■ **The task**:
Include the line containing "const ovxWeeks = [14];" and all lines before it, repeated exactly from the listing below, without pictures.

■ **Entries from a dataset**:
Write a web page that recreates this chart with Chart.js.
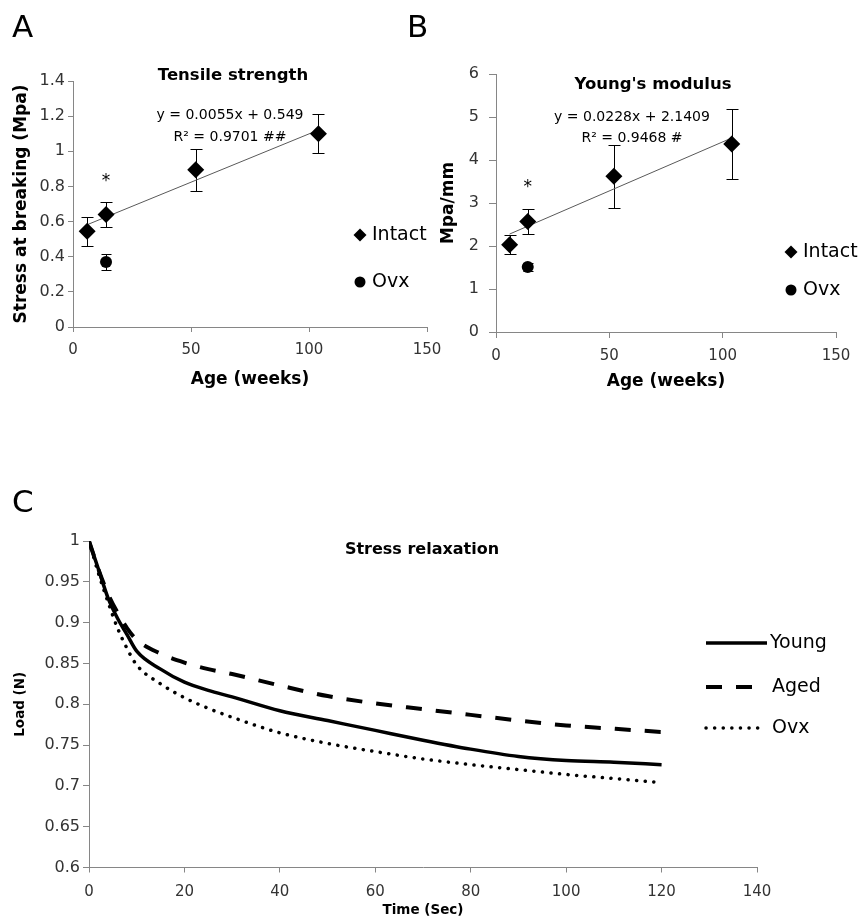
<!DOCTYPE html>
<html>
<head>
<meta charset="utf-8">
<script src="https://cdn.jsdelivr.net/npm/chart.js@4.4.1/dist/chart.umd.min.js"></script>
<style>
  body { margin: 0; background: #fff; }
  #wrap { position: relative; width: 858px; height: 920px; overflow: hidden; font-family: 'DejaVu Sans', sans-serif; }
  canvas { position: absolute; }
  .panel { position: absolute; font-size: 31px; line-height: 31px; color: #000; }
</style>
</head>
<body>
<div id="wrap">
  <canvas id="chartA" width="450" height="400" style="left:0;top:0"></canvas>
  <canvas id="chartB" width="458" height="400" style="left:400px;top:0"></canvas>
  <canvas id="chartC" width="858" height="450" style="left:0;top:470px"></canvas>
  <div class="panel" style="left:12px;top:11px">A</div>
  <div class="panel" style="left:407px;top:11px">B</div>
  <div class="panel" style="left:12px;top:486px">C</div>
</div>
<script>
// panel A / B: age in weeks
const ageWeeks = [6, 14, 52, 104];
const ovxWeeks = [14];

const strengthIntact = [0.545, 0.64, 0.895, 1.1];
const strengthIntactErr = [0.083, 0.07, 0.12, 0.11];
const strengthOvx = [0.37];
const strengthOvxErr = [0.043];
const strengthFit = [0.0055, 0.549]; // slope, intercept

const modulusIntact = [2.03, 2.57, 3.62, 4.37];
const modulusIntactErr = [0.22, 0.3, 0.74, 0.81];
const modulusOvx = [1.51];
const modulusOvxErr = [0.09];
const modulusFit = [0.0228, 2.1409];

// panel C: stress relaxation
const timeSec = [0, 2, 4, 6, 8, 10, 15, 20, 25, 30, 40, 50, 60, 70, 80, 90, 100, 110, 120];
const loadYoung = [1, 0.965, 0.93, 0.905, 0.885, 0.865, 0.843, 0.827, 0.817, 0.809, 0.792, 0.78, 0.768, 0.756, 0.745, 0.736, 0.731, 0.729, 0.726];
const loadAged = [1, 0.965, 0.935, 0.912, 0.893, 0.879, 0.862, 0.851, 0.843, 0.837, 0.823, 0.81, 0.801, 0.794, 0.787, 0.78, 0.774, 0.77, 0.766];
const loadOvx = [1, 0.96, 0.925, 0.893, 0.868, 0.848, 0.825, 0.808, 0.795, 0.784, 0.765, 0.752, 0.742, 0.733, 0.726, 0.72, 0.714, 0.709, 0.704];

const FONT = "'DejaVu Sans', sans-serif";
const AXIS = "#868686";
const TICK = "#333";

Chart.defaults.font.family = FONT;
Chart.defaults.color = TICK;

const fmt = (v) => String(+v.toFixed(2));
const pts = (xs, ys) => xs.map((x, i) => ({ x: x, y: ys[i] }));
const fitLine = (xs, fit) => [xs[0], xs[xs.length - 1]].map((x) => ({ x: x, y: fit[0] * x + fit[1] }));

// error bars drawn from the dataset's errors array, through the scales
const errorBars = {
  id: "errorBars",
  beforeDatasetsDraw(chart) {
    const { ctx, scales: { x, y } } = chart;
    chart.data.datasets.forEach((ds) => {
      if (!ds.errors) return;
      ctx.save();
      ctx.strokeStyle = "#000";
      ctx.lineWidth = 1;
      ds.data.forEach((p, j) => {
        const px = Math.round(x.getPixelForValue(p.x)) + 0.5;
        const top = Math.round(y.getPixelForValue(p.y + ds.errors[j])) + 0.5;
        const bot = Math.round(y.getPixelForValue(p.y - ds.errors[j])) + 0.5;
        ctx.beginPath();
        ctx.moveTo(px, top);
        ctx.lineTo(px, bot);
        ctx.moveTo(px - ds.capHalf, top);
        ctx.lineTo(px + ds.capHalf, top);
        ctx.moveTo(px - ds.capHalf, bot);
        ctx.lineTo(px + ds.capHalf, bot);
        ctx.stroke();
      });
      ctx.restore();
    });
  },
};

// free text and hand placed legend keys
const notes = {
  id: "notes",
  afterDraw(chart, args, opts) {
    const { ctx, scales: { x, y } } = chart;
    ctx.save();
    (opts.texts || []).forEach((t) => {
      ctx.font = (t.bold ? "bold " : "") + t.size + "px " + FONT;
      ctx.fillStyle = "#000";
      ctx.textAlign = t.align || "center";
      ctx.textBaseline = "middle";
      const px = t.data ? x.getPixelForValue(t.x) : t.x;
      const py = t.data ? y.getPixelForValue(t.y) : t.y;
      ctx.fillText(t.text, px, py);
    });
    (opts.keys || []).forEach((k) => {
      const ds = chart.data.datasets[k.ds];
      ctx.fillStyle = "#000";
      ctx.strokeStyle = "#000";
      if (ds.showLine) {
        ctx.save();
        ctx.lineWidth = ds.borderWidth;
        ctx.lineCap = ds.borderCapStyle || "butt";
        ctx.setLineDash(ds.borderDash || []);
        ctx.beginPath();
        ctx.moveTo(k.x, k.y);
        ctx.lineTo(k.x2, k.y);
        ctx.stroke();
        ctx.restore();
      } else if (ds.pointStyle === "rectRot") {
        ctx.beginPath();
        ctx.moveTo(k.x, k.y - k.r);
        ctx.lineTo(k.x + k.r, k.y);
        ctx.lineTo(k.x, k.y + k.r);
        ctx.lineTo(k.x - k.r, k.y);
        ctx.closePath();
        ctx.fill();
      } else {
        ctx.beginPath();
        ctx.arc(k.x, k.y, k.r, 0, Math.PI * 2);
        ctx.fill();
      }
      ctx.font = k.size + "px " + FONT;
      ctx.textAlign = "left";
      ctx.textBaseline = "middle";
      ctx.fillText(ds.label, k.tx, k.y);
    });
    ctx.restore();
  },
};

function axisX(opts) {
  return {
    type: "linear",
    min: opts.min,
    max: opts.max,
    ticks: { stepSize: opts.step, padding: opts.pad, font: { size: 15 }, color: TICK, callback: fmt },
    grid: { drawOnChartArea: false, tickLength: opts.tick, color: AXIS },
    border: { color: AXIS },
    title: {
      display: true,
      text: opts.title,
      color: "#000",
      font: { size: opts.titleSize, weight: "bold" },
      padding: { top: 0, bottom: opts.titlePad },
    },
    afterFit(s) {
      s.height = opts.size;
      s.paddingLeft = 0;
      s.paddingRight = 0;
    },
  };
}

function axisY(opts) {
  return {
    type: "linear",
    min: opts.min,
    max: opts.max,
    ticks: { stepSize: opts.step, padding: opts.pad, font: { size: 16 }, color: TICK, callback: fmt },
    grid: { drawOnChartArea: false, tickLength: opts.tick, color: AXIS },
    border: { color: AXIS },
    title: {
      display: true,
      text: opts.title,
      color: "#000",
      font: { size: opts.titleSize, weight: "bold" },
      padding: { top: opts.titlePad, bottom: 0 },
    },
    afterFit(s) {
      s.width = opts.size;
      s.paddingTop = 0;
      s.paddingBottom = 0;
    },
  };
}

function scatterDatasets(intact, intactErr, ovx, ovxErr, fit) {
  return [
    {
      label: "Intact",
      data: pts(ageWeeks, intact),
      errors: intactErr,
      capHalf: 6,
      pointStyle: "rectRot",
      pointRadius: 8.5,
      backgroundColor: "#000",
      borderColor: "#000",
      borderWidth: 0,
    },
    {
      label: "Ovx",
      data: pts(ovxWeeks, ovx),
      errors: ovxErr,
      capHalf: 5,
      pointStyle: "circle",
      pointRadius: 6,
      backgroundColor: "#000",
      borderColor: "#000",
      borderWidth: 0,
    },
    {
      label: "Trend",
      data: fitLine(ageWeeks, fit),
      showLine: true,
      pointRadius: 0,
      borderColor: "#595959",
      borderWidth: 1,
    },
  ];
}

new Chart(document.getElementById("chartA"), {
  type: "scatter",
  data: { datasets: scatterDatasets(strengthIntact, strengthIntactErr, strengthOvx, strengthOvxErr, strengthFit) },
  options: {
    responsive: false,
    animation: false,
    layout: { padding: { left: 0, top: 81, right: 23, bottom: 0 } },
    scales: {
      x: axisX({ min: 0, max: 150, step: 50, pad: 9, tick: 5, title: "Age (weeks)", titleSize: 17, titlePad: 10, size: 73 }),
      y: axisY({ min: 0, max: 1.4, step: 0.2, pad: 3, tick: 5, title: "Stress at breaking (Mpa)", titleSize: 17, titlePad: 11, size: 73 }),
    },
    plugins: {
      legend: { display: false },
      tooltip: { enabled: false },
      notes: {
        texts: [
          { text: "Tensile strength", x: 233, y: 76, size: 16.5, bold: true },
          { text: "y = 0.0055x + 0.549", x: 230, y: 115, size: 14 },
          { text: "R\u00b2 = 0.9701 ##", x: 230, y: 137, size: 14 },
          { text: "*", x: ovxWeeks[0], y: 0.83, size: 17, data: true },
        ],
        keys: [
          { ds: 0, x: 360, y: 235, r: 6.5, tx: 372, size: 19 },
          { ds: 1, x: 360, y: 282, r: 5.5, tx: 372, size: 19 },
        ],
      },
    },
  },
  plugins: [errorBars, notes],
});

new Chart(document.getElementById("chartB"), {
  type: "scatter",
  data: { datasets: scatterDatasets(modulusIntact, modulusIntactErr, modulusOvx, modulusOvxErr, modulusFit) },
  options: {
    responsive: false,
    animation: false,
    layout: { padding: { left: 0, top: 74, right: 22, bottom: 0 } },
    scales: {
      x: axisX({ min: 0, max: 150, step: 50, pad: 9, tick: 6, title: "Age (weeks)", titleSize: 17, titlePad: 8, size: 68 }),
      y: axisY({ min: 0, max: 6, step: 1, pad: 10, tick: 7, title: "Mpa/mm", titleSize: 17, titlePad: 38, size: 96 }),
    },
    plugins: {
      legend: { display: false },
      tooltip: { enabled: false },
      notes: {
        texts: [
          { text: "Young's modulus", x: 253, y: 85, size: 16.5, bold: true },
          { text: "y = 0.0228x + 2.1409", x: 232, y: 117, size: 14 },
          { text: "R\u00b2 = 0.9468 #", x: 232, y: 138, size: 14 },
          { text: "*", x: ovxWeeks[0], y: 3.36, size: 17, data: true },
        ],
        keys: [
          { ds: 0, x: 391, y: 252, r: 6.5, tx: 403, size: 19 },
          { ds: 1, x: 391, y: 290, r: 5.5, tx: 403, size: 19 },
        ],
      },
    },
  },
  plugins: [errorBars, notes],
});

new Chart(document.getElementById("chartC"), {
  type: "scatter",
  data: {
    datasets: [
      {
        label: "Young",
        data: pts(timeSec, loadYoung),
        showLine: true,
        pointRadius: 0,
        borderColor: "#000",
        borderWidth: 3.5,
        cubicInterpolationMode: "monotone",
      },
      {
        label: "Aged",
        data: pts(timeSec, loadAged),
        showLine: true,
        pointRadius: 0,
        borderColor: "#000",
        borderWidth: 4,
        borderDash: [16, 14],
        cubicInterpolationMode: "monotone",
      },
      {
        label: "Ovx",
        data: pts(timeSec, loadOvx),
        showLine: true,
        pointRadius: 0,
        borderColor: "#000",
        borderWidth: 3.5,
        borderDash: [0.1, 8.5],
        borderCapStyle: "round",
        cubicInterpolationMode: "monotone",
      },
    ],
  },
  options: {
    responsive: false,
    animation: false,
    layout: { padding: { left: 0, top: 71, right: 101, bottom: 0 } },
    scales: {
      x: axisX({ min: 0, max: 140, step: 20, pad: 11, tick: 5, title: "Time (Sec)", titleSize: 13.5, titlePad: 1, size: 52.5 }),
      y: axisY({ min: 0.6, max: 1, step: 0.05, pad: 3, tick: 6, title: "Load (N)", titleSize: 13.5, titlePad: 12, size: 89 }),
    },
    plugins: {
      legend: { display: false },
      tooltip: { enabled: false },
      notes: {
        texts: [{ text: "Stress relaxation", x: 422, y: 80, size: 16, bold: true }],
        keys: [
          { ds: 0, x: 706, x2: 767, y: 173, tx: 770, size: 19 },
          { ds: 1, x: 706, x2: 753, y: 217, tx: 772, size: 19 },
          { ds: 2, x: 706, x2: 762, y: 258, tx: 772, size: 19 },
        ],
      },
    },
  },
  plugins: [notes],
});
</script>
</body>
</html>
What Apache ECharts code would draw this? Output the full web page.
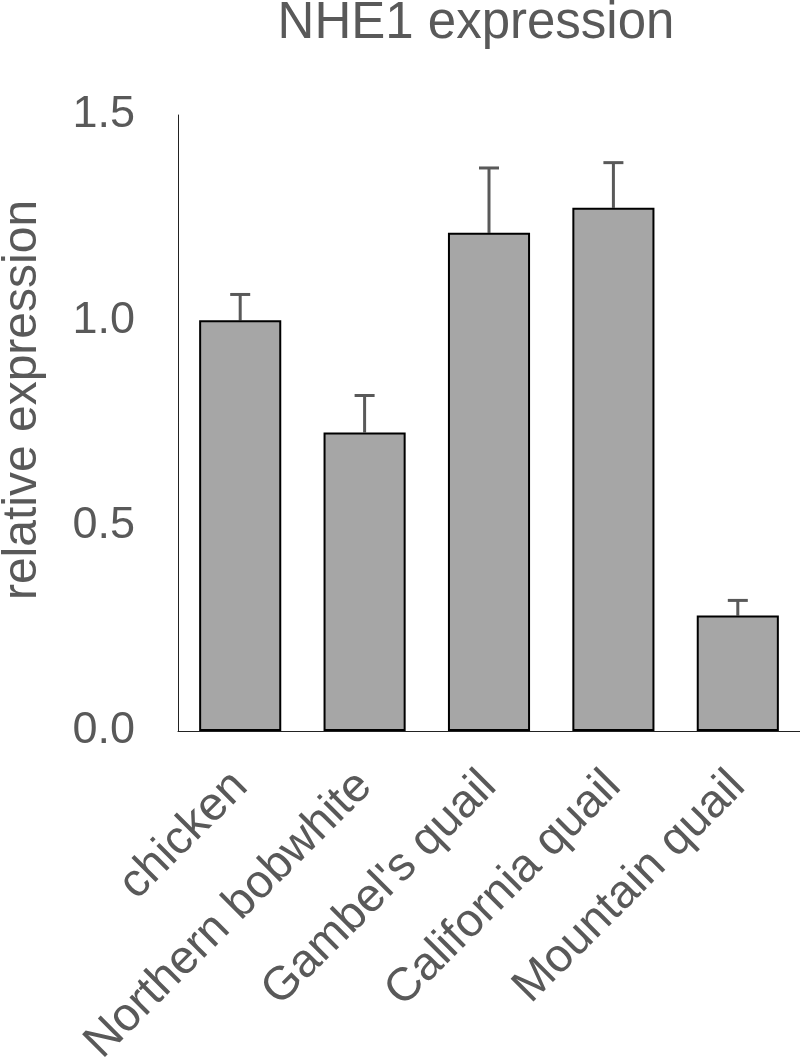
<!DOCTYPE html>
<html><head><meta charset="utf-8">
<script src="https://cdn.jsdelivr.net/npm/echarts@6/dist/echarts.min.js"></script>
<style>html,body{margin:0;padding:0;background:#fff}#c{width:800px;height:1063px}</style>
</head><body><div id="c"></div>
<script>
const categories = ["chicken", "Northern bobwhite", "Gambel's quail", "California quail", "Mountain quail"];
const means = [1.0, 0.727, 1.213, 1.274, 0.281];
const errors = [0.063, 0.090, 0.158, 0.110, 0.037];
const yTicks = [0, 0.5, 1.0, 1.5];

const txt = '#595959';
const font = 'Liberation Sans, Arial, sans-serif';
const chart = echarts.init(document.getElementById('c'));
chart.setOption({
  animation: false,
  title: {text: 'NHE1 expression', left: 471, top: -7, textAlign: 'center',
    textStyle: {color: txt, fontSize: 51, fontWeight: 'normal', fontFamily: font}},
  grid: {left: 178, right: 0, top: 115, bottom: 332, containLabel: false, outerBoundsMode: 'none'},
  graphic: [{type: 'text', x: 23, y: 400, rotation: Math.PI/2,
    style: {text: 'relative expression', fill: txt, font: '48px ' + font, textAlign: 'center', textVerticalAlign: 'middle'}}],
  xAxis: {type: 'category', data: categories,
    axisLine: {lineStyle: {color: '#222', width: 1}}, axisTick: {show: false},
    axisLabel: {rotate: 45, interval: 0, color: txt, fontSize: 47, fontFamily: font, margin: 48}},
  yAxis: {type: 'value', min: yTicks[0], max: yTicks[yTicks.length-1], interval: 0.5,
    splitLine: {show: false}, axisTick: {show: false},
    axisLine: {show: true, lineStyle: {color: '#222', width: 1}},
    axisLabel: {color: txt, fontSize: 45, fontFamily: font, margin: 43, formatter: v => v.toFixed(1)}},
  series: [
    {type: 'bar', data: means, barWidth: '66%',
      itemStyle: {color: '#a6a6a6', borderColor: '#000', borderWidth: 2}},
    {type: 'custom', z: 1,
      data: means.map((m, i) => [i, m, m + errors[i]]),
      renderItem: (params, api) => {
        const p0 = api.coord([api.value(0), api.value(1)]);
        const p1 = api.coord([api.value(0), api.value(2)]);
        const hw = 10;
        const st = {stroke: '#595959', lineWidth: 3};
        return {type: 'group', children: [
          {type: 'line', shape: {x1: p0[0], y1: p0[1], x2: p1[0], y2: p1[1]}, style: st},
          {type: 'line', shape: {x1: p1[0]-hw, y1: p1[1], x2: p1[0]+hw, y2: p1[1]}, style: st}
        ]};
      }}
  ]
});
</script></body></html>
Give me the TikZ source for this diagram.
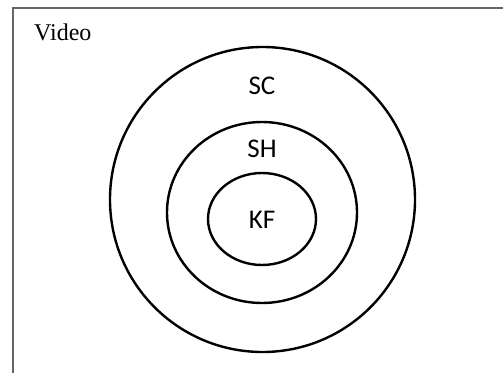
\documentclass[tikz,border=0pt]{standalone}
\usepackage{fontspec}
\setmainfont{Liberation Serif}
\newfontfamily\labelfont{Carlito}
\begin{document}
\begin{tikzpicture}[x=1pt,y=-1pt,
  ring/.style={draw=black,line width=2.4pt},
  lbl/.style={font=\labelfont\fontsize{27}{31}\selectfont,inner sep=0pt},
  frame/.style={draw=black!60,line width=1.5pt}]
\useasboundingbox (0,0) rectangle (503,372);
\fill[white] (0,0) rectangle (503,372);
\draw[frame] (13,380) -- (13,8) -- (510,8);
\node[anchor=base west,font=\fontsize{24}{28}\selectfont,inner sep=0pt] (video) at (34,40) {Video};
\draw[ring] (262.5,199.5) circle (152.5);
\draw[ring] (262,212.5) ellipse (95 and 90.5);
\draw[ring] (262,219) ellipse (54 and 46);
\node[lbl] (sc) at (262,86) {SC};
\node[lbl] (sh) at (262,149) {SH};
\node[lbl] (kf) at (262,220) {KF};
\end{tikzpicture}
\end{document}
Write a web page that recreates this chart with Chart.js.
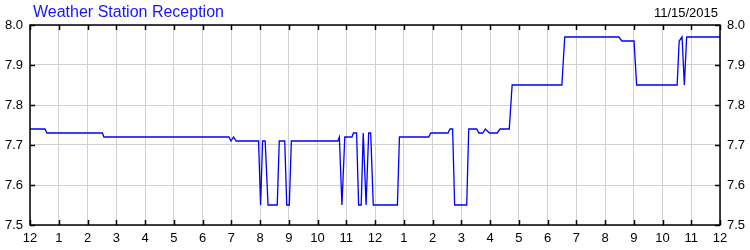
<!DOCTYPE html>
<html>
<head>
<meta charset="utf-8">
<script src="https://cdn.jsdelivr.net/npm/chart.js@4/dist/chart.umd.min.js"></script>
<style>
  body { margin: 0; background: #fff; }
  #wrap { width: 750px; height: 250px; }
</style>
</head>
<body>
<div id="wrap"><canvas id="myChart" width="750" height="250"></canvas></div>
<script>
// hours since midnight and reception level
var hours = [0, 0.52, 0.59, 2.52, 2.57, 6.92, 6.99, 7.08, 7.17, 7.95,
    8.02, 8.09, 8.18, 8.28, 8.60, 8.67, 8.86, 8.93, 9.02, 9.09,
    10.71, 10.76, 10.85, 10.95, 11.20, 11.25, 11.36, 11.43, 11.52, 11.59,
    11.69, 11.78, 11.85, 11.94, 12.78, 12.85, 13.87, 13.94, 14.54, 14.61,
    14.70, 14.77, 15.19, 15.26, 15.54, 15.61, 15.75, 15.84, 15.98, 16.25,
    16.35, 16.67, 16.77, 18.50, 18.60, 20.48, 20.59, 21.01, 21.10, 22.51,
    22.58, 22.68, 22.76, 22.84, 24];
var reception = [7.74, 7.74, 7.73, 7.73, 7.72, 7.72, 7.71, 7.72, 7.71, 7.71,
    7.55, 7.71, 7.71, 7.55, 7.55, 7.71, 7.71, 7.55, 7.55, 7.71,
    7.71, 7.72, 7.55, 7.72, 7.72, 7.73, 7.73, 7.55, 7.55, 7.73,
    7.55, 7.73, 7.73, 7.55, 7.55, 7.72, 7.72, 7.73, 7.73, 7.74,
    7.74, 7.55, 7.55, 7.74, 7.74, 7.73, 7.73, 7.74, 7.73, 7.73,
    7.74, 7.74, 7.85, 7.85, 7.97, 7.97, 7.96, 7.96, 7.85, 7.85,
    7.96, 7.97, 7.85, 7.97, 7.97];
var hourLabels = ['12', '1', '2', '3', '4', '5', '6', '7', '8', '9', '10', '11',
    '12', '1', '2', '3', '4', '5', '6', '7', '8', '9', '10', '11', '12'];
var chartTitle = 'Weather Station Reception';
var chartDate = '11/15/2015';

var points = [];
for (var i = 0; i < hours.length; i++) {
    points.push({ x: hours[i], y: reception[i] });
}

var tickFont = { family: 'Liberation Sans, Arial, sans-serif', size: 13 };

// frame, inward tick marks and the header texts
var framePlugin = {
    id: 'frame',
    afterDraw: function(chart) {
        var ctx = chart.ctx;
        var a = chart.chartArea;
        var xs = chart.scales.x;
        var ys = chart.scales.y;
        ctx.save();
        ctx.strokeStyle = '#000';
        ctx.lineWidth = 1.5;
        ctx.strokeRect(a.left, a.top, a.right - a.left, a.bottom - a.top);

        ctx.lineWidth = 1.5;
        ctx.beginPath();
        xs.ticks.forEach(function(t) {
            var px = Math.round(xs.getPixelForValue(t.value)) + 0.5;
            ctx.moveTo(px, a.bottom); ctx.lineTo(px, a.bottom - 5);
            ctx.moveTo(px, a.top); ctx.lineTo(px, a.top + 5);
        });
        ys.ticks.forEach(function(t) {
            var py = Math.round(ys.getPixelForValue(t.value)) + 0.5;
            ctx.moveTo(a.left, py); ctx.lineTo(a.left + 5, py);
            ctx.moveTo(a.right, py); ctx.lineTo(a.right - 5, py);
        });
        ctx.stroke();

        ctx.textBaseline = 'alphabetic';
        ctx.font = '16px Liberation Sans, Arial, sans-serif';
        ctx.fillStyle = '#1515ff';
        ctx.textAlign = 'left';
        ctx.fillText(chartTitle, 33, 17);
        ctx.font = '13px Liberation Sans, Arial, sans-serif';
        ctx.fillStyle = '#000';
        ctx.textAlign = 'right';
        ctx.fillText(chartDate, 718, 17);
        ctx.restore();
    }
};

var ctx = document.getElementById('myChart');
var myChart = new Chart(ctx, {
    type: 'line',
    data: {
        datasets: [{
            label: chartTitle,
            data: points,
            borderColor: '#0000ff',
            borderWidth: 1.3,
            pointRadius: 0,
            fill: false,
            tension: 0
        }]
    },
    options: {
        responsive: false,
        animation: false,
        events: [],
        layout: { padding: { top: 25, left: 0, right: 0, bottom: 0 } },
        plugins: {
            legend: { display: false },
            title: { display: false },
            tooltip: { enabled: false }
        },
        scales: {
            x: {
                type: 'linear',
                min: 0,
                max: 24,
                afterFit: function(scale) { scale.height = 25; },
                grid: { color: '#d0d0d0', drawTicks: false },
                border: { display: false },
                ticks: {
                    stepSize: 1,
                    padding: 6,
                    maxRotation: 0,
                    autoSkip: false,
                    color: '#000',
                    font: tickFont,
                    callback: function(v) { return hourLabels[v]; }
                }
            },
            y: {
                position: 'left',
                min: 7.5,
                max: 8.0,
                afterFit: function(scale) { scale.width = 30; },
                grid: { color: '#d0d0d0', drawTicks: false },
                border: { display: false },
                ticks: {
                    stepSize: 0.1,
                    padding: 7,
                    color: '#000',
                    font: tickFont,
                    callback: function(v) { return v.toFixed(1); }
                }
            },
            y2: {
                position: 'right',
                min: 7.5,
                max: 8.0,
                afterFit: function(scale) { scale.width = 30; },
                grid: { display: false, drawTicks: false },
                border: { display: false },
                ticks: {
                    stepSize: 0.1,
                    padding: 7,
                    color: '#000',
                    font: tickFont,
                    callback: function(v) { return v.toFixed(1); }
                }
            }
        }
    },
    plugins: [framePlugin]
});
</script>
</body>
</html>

■ **Exercise result**:
Write a web page that recreates this chart with Chart.js.
<!DOCTYPE html>
<html>
<head>
<meta charset="utf-8">
<script src="https://cdn.jsdelivr.net/npm/chart.js@4.4.1/dist/chart.umd.min.js"></script>
<style>
  body { margin: 0; background: #fff; }
  #wrap { position: relative; width: 858px; height: 920px; overflow: hidden; font-family: 'DejaVu Sans', sans-serif; }
  canvas { position: absolute; }
  .panel { position: absolute; font-size: 31px; line-height: 31px; color: #000; }
</style>
</head>
<body>
<div id="wrap">
  <canvas id="chartA" width="450" height="400" style="left:0;top:0"></canvas>
  <canvas id="chartB" width="458" height="400" style="left:400px;top:0"></canvas>
  <canvas id="chartC" width="858" height="450" style="left:0;top:470px"></canvas>
  <div class="panel" style="left:12px;top:11px">A</div>
  <div class="panel" style="left:407px;top:11px">B</div>
  <div class="panel" style="left:12px;top:486px">C</div>
</div>
<script>
// panel A / B: age in weeks
const ageWeeks = [6, 14, 52, 104];
const ovxWeeks = [14];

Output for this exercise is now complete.